Participation in Agricultural Extension Home Demonstration and 4-H Club activities necessitated careful record keeping in order to demonstrate that the new practices and techniques taught by the county agents were economically advantageous to the farm families. Mrs. R. F. Garrett of the Whites Chapel community in Navarro County updates records at her combination china cupboard and desk. She kept leaflets and bulletins of the Texas Agricultural Extension Service, newspaper clippings, and business records in the lower half of the cabinet and some of her special dishes above. Mrs. Garrett is wearing a dress she made from feed sack material.

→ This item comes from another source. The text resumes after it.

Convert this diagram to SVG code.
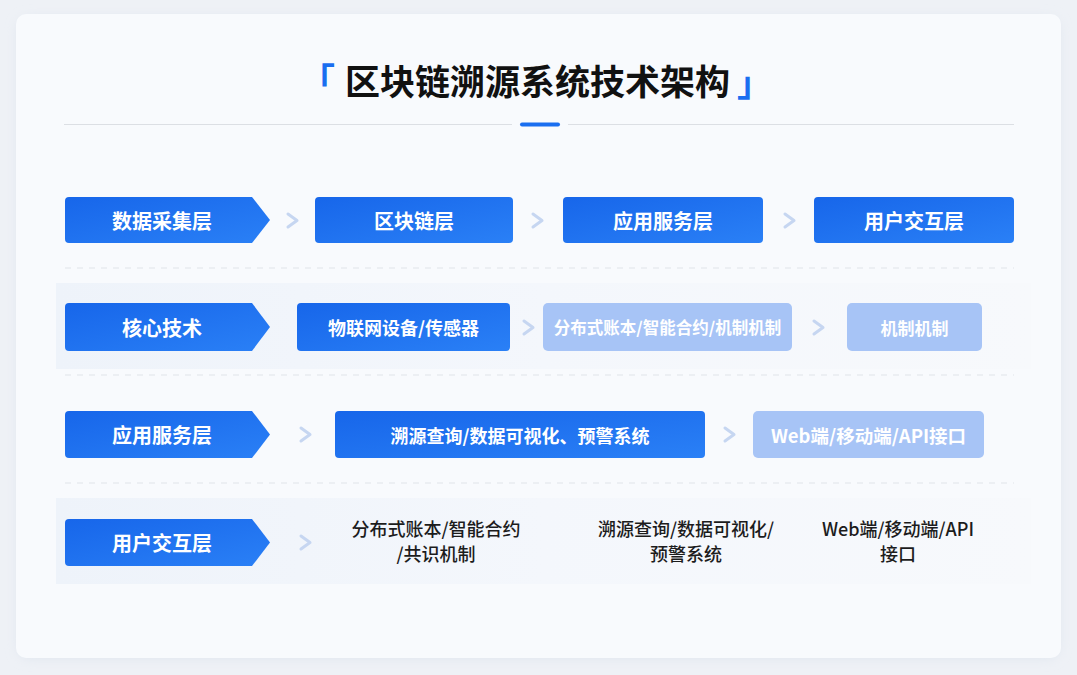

Date: July 7, 1943 Photographer: Charles Brady



Mrs. S. S. Schornick sells some of her products at the Taylor County Homemaker's Market in Abilene. She sold six or more homemade cakes, several dressed fryers, and a case of eggs each week and had plans to increase her flock of laying hens by a hundred. Money from the sales at the market enabled the Schornicks to purchase a radio, iron, refrigerator, draperies, and clothing as well as to make repairs to their house. Note the Texas Home Demonstration boxes on top of the case, along with several cakes and a dozen eggs inside the case. Cooperative markets such as this one in Abilene were operated by numerous Home Demonstration Clubs throughout the state.